Boom and Bust: The Songs of the Erie Canal

Boom and Bust: The Songs of the Erie Canal


BY GEORGE WARD

There are, in all, hundreds of musical pieces about the Erie Canal. When the Canal was completed in 1825, there were commemorative popular and art songs and band and orchestral fanfares to celebrate the occasion. And for the next ninety years the Canal appeared time and again in popular tunes, broadside ballads, in the repertoires of minstrel shows and in vaudeville. It is those popular songs particularly - shaped and reshaped by usage and the passage of time - that became the heart of the Erie Canal song tradition.

The phonograph appeared in time to make Thomas A. Allen’s nostalgia piece - originally titled “Fifteen Years on the Erie Canal”- an Edison cylinder hit even as the old “horse ocean” faded into history with the advent of the mechanized Barge Canal. Little did Allen know that his song would be alive, well and reshaped by everything from oral tradition to Bruce Springsteen a hundred years later!

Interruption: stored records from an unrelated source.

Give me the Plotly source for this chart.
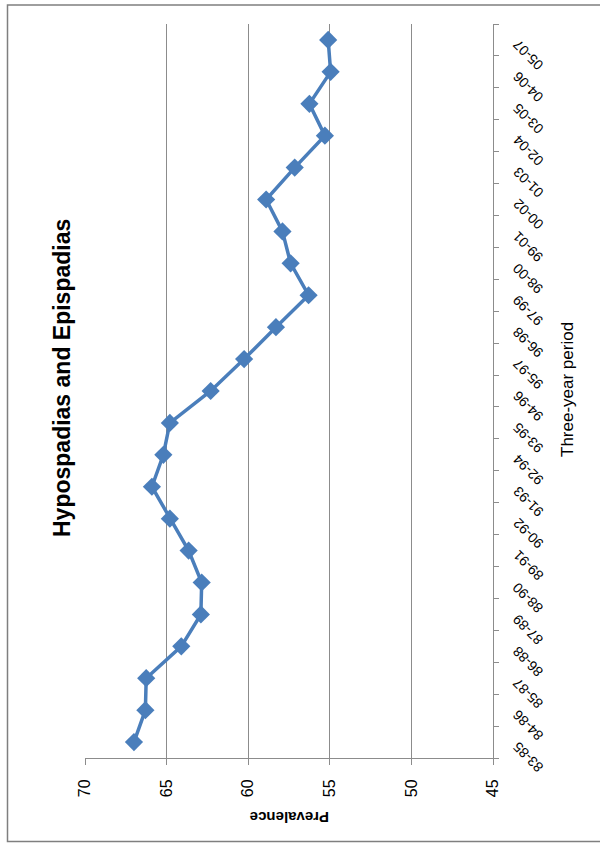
import plotly.graph_objects as go

# Three-year periods and prevalence values
periods = ["83-85", "84-86", "85-87", "86-88", "87-89", "88-90", "89-91", "90-92",
           "91-93", "92-94", "93-95", "94-96", "95-97", "96-98", "97-99", "98-00",
           "99-01", "00-02", "01-03", "02-04", "03-05", "04-06", "05-07"]
prevalence = [67.0, 66.3, 66.25, 64.1, 62.9, 62.85, 63.65, 64.8,
              65.9, 65.2, 64.8, 62.3, 60.25, 58.3, 56.3, 57.4,
              57.9, 58.9, 57.15, 55.3, 56.25, 54.95, 55.1]
value_ticks = [70, 65, 60, 55, 50, 45]

W, H = 600, 843
ML, MR, MT, MB = 85, 107, 24, 85
PW, PH = W - ML - MR, H - MT - MB


def px_x(p):
    return (p - ML) / PW


def px_y(p):
    return 1 - (p - MT) / PH


BLUE = "#4A7EBB"
GRID = "#8C8C8C"
FONT = "Liberation Sans, Arial, sans-serif"

fig = go.Figure()
fig.add_trace(go.Scatter(
    x=prevalence, y=periods, mode="lines+markers",
    line=dict(color=BLUE, width=3.5),
    marker=dict(symbol="diamond", size=14, color=BLUE),
    showlegend=False,
))

# Period labels, slanted and set beside the right-hand category axis
period_labels = [
    dict(text=p, x=px_x(528), xref="paper", y=p, yref="y", yshift=-15,
         textangle=-135, showarrow=False, xanchor="center", yanchor="middle",
         font=dict(family=FONT, size=14, color="black"))
    for p in periods
]

fig.update_layout(
    width=W, height=H,
    margin=dict(l=ML, r=MR, t=MT, b=MB),
    plot_bgcolor="white", paper_bgcolor="white",
    xaxis=dict(
        range=[70, 45], tickvals=value_ticks, ticktext=[str(v) for v in value_ticks],
        showgrid=True, gridcolor=GRID, gridwidth=1,
        showline=True, linecolor=GRID, linewidth=1,
        ticks="outside", ticklen=6, tickcolor=GRID,
        tickangle=-90, ticklabelstandoff=8,
        tickfont=dict(family=FONT, size=16, color="black"),
        zeroline=False,
    ),
    yaxis=dict(
        type="category", categoryorder="array", categoryarray=periods,
        range=[-0.5, len(periods) - 0.5], side="right",
        tickson="boundaries", showgrid=False,
        showline=True, linecolor=GRID, linewidth=1,
        ticks="outside", ticklen=5, tickcolor=GRID,
        showticklabels=False, zeroline=False,
    ),
    annotations=period_labels + [
        dict(text="<b>Hypospadias and Epispadias</b>", textangle=-90,
             xref="paper", yref="paper", x=px_x(62), y=px_y(378),
             showarrow=False, xanchor="center", yanchor="middle",
             font=dict(family=FONT, size=23, color="black")),
        dict(text="<b>Prevalence</b>", textangle=180,
             xref="paper", yref="paper", x=px_x(290), y=px_y(818),
             showarrow=False, xanchor="center", yanchor="middle",
             font=dict(family=FONT, size=15, color="black")),
        dict(text="Three-year period", textangle=-90,
             xref="paper", yref="paper", x=px_x(568), y=px_y(390),
             showarrow=False, xanchor="center", yanchor="middle",
             font=dict(family=FONT, size=17, color="black")),
    ],
    shapes=[
        dict(type="rect", xref="paper", yref="paper",
             x0=px_x(7.5), x1=px_x(610), y0=px_y(841.5), y1=px_y(5),
             line=dict(color="#7F7F7F", width=1.5), layer="below"),
    ],
)

fig.write_html("out.html")
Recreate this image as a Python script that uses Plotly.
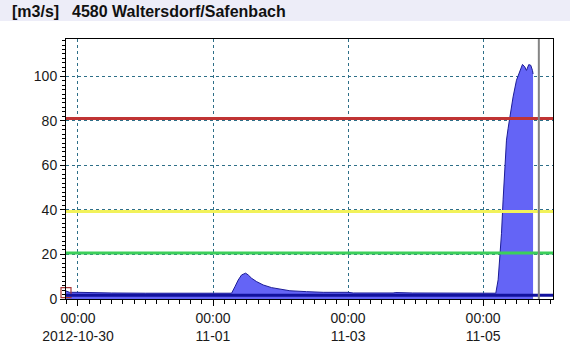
import plotly.graph_objects as go

# ---- data ----
times = [
    "2012-10-29 19:45", "2012-10-29 20:30", "2012-10-29 21:00", "2012-10-30 00:00",
    "2012-10-30 03:30", "2012-10-30 04:00", "2012-10-30 06:00", "2012-10-30 12:00",
    "2012-10-31 00:00", "2012-10-31 12:00", "2012-11-01 00:00", "2012-11-01 06:36",
    "2012-11-01 07:47", "2012-11-01 08:57", "2012-11-01 10:09", "2012-11-01 11:35",
    "2012-11-01 12:30", "2012-11-01 13:43", "2012-11-01 15:29", "2012-11-01 17:50",
    "2012-11-01 20:50", "2012-11-01 23:45", "2012-11-02 03:19", "2012-11-02 09:15",
    "2012-11-02 15:09", "2012-11-03 00:00", "2012-11-03 01:50", "2012-11-03 16:00",
    "2012-11-03 17:00", "2012-11-03 23:00", "2012-11-04 12:00", "2012-11-05 04:30",
    "2012-11-05 05:20", "2012-11-05 05:56", "2012-11-05 06:32", "2012-11-05 07:06",
    "2012-11-05 07:42", "2012-11-05 08:18", "2012-11-05 08:53", "2012-11-05 09:29",
    "2012-11-05 10:05", "2012-11-05 10:39", "2012-11-05 11:51", "2012-11-05 13:01",
    "2012-11-05 13:59", "2012-11-05 14:48", "2012-11-05 15:24", "2012-11-05 16:13",
    "2012-11-05 16:56", "2012-11-05 17:32", "2012-11-05 17:45",
]
discharge = [
    3.6, 3.4, 3.0, 3.0,
    3.0, 2.8, 2.7, 2.7,
    2.6, 2.6, 2.6, 2.6,
    5.5, 8.5, 10.8, 11.6,
    10.8, 9.3, 7.8, 6.3,
    5.1, 4.4, 3.7, 3.3,
    3.0, 3.0, 2.7, 2.7,
    2.9, 2.7, 2.6, 2.6,
    8.6, 17.6, 29.5, 44.5,
    59.4, 71.3, 76.6, 81.8,
    86.3, 90.7, 98.2, 102.6,
    105.3, 104.2, 102.6, 105.2,
    104.9, 102.6, 101.0,
]

threshold_values = [20.7, 39.3, 81.0]
threshold_colors = ["#3ccf5a", "#f2f25a", "#c03434"]
mean_flow = 1.7
now_time = "2012-11-05 19:48"
marker_time = ["2012-10-29 19:45"]
marker_value = [2.9]

tick_vals = ["2012-10-30 00:00", "2012-11-01 00:00", "2012-11-03 00:00", "2012-11-05 00:00"]
tick_text = ["00:00<br>2012-10-30", "00:00<br>11-01", "00:00<br>11-03", "00:00<br>11-05"]
x_range = ["2012-10-29 19:45", "2012-11-06 00:50"]
y_range = [0, 116.7]

title_unit = "[m3/s]"
title_station = "4580 Waltersdorf/Safenbach"

# ---- figure ----
fig = go.Figure()
fig.add_trace(go.Scatter(
    x=times, y=discharge, mode="lines", fill="tozeroy",
    fillcolor="#6464f6", line=dict(color="#1c1c96", width=1), hoverinfo="skip",
))
fig.add_trace(go.Scatter(
    x=marker_time, y=marker_value, mode="markers", cliponaxis=False,
    marker=dict(symbol="square-open", size=10, color="#a83a3a", line=dict(width=1.2)),
))

for v, c in zip(threshold_values, threshold_colors):
    fig.add_hline(y=v, line=dict(color=c, width=3), layer="above")
fig.add_hline(y=mean_flow, line=dict(color="#12129e", width=3), layer="above")
fig.add_vline(x=now_time, line=dict(color="#858585", width=2), layer="above")

L, R, T, B = 66, 17, 39, 47
W, H = 570, 346
ph = H - T - B
pw = W - L - R

# header band
fig.add_shape(type="rect", xref="paper", yref="paper",
              x0=-L / pw, x1=1 + R / pw, y0=1 + (T - 21) / ph, y1=1 + T / ph,
              fillcolor="#ededf8", line=dict(width=0), layer="below")

font_title = dict(family="Liberation Sans, Arial, sans-serif", size=16, color="#111111")
fig.add_annotation(text="<b>" + title_unit + "</b>", xref="paper", yref="paper",
                   x=(10 - L) / pw, y=1 + (T - 12) / ph, xanchor="left", yanchor="middle",
                   showarrow=False, font=font_title)
fig.add_annotation(text="<b>" + title_station + "</b>", xref="paper", yref="paper",
                   x=(70 - L) / pw, y=1 + (T - 12) / ph, xanchor="left", yanchor="middle",
                   showarrow=False, font=font_title)

grid = dict(showgrid=True, gridcolor="#2e6f88", griddash="3px,3px", gridwidth=1)
fig.update_layout(
    width=W, height=H, margin=dict(l=L, r=R, t=T, b=B, autoexpand=False),
    paper_bgcolor="white", plot_bgcolor="white", showlegend=False,
    font=dict(family="Liberation Sans, Arial, sans-serif", size=14, color="#1a1a1a"),
    xaxis=dict(range=x_range, tickvals=tick_vals, ticktext=tick_text, automargin=False,
               ticks="outside", ticklen=6, tickcolor="black",
               showline=True, linecolor="black", linewidth=1, mirror=True,
               minor=dict(dtick=4 * 3600 * 1000, ticks="outside", ticklen=4,
                          tickcolor="black", showgrid=False),
               zeroline=False, **grid),
    yaxis=dict(range=y_range, dtick=20, tick0=0, automargin=False,
               ticks="outside", ticklen=5, tickcolor="black",
               showline=True, linecolor="black", linewidth=1, mirror=True,
               minor=dict(dtick=2, ticks="outside", ticklen=3,
                          tickcolor="black", showgrid=False),
               zeroline=False, **grid),
)

fig.write_html("out.html")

Authors, poets and songwriters, to this day, continue to expand the Canal’s musical legacy. With the arrival of the Canal’s 200th anniversary, high-culture musical ensembles and composers - perhaps more adventurously than their nineteenth-century predecessors - are bringing the Canal back to the concert stage.

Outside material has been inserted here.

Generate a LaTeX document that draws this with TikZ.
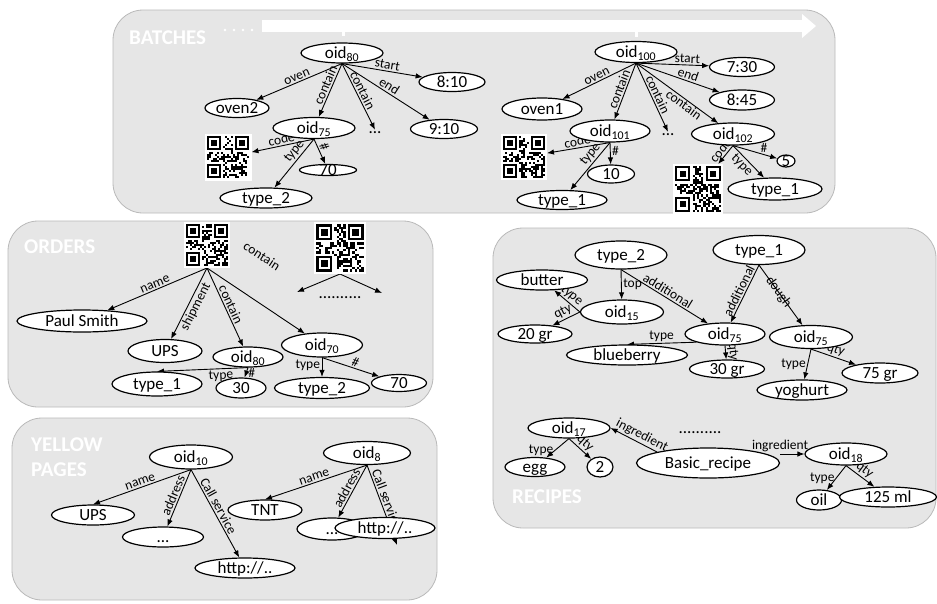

The rarest canal songs, the most ephemeral, are the true folksongs, songs made by canallers themselves and their communities that were never widely circulated, written down or recorded. A few date back to the Canal’s earliest days. A few are still made, and only reluctantly shared outside of a family, a crew or a community.

Do the songs matter? Well, perhaps they are like the fabled (though very real) canary carried underground by coal miners in olden times. As long as the bird kept singing, the miners knew that the air was untainted by dangerous gasses. If the bird could breath, they could. The Erie Canal’s life as a major freight way - while not entirely gone - will never be what it once was. But for those who have remade it into the shining waterfront of landlocked towns across New York State, and for those who seek adventure on it now as a recreational waterway, it breathes indeed. As long as we sing of the Canal and spin its stories, it too lives.